● **GOAL**: Review the material and extract every line in which the word "this" occurs.

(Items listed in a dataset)
----------------------------------------
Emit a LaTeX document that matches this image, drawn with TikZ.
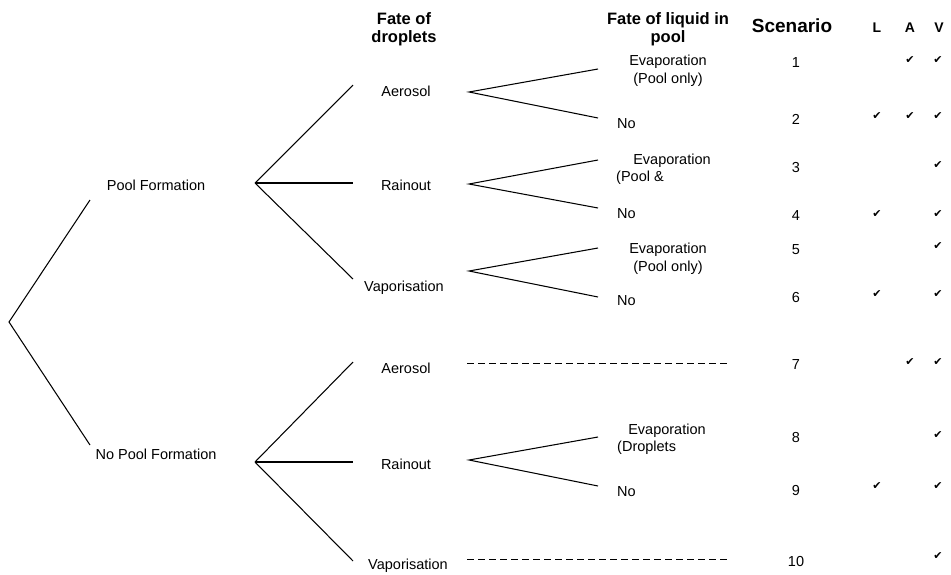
\documentclass[tikz,border=0pt]{standalone}
\usepackage{fontspec}
\setmainfont{Liberation Sans}
\newfontfamily\dv{DejaVu Sans}
\begin{document}
\begin{tikzpicture}[x=1pt,y=-1pt,
  lbl/.style={inner sep=0pt,font=\fontsize{14.5}{18}\selectfont,align=center},
  lbll/.style={inner sep=0pt,font=\fontsize{14.5}{18}\selectfont,anchor=west},
  head/.style={inner sep=0pt,font=\bfseries\fontsize{16.5}{18}\selectfont,align=center},
  num/.style={inner sep=0pt,font=\fontsize{14.5}{18}\selectfont},
  chk/.style={inner sep=0pt,font=\dv\fontsize{11}{12}\selectfont},
  br/.style={line width=1.05pt},
  dsh/.style={line width=0.9pt,dash pattern=on 7pt off 4pt}]
\useasboundingbox (0,0) rectangle (951,574);
% headings
\node[head] (h1) at (404,29.5) {Fate of\\droplets};
\node[head] (h2) at (668,29.5) {Fate of liquid in\\pool};
\node[head,font=\bfseries\fontsize{19}{20}\selectfont] (h3) at (792,26) {Scenario};
\node[head,font=\bfseries\fontsize{14}{16}\selectfont] (hl) at (877,28) {L};
\node[head,font=\bfseries\fontsize{14}{16}\selectfont] (ha) at (910,28) {A};
\node[head,font=\bfseries\fontsize{14}{16}\selectfont] (hv) at (939,28) {V};
% first level
\node[lbl] (pf) at (156,185) {Pool Formation};
\node[lbl] (npf) at (156,454) {No Pool Formation};
\coordinate (v0) at (9,322);
\coordinate (e1) at (90,200);
\coordinate (e2) at (90,445);
\draw[br] (e1) -- (v0) -- (e2);
% second level
\node[lbl] (a1) at (406,91) {Aerosol};
\node[lbl] (r1) at (406,185) {Rainout};
\node[lbl] (p1) at (404,288) {Vaporisation};
\node[lbl] (a2) at (406,368) {Aerosol};
\node[lbl] (r2) at (406,464) {Rainout};
\node[lbl] (p2) at (408,566) {Vaporisation};
\coordinate (vp) at (255,183);
\coordinate (vn) at (255,462);
\draw[br] (vp) -- (353,85);
\draw[br] (vp) -- (353,183);
\draw[br] (vp) -- (353,279);
\draw[br] (vn) -- (353,362);
\draw[br] (vn) -- (353,462);
\draw[br] (vn) -- (353,561);
% third level
\coordinate (va1) at (469,92);
\coordinate (vr1) at (469,184);
\coordinate (vp1) at (469,271);
\coordinate (vr2) at (469,460);
\draw[br] (598,69) -- (va1) -- (598,118);
\draw[br] (598,160) -- (vr1) -- (598,208);
\draw[br] (598,248) -- (vp1) -- (598,297);
\draw[br] (598,437) -- (vr2) -- (598,486);
\coordinate (da1) at (467,363);
\coordinate (da2) at (730,363);
\coordinate (db1) at (467,559);
\coordinate (db2) at (730,559);
\draw[dsh] (da1) -- (da2);
\draw[dsh] (db1) -- (db2);
\node[lbl] (ev1) at (668,71) {Evaporation\\(Pool only)};
\node[lbll] (no1) at (617,124) {No};
\node[lbl] (ev2) at (672,161) {Evaporation};
\node[lbll] (ev2b) at (616,178) {(Pool \&};
\node[lbll] (no2) at (617,214) {No};
\node[lbl] (ev3) at (668,259) {Evaporation\\(Pool only)};
\node[lbll] (no3) at (617,301) {No};
\node[lbl] (ev4) at (667,431) {Evaporation};
\node[lbll] (ev4b) at (617,448) {(Droplets};
\node[lbll] (no4) at (617,492) {No};
% scenario numbers
\node[num] (s1) at (796,63) {1};
\node[num] (s2) at (796,119) {2};
\node[num] (s3) at (796,168) {3};
\node[num] (s4) at (796,216) {4};
\node[num] (s5) at (796,250) {5};
\node[num] (s6) at (796,298) {6};
\node[num] (s7) at (796,365) {7};
\node[num] (s8) at (796,438) {8};
\node[num] (s9) at (796,490) {9};
\node[num] (s10) at (796,561) {10};
% checks
\node[chk] (c1a) at (910,60) {✔};
\node[chk] (c1v) at (938,60) {✔};
\node[chk] (c2l) at (877,116) {✔};
\node[chk] (c2a) at (910,116) {✔};
\node[chk] (c2v) at (938,116) {✔};
\node[chk] (c3v) at (938,165) {✔};
\node[chk] (c4l) at (877,214) {✔};
\node[chk] (c4v) at (938,214) {✔};
\node[chk] (c5v) at (938,246) {✔};
\node[chk] (c6l) at (877,294) {✔};
\node[chk] (c6v) at (938,294) {✔};
\node[chk] (c7a) at (910,362) {✔};
\node[chk] (c7v) at (938,362) {✔};
\node[chk] (c8v) at (938,435) {✔};
\node[chk] (c9l) at (877,486) {✔};
\node[chk] (c9v) at (938,486) {✔};
\node[chk] (c10v) at (938,556) {✔};
\end{tikzpicture}
\end{document}
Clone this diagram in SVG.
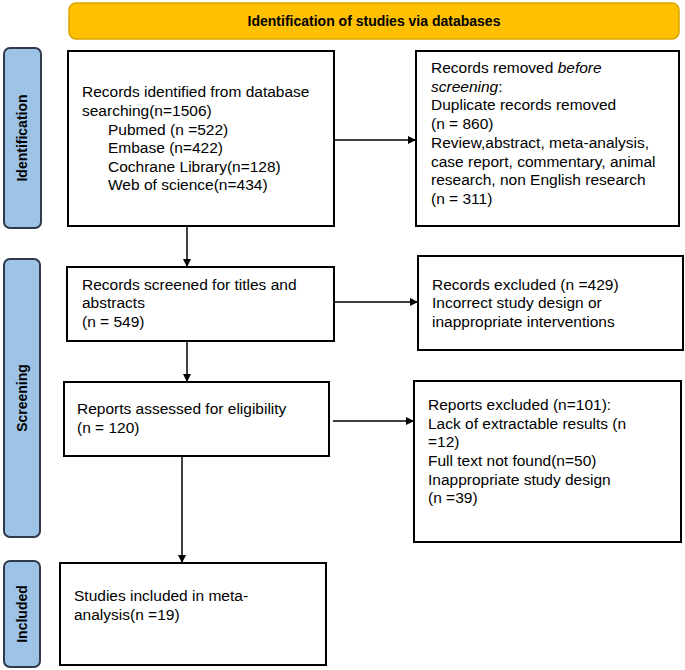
----------------------------------------
● **COMPLETE RESPONSE**:
Emit a LaTeX document that matches this image, drawn with TikZ.
Clone this diagram in SVG.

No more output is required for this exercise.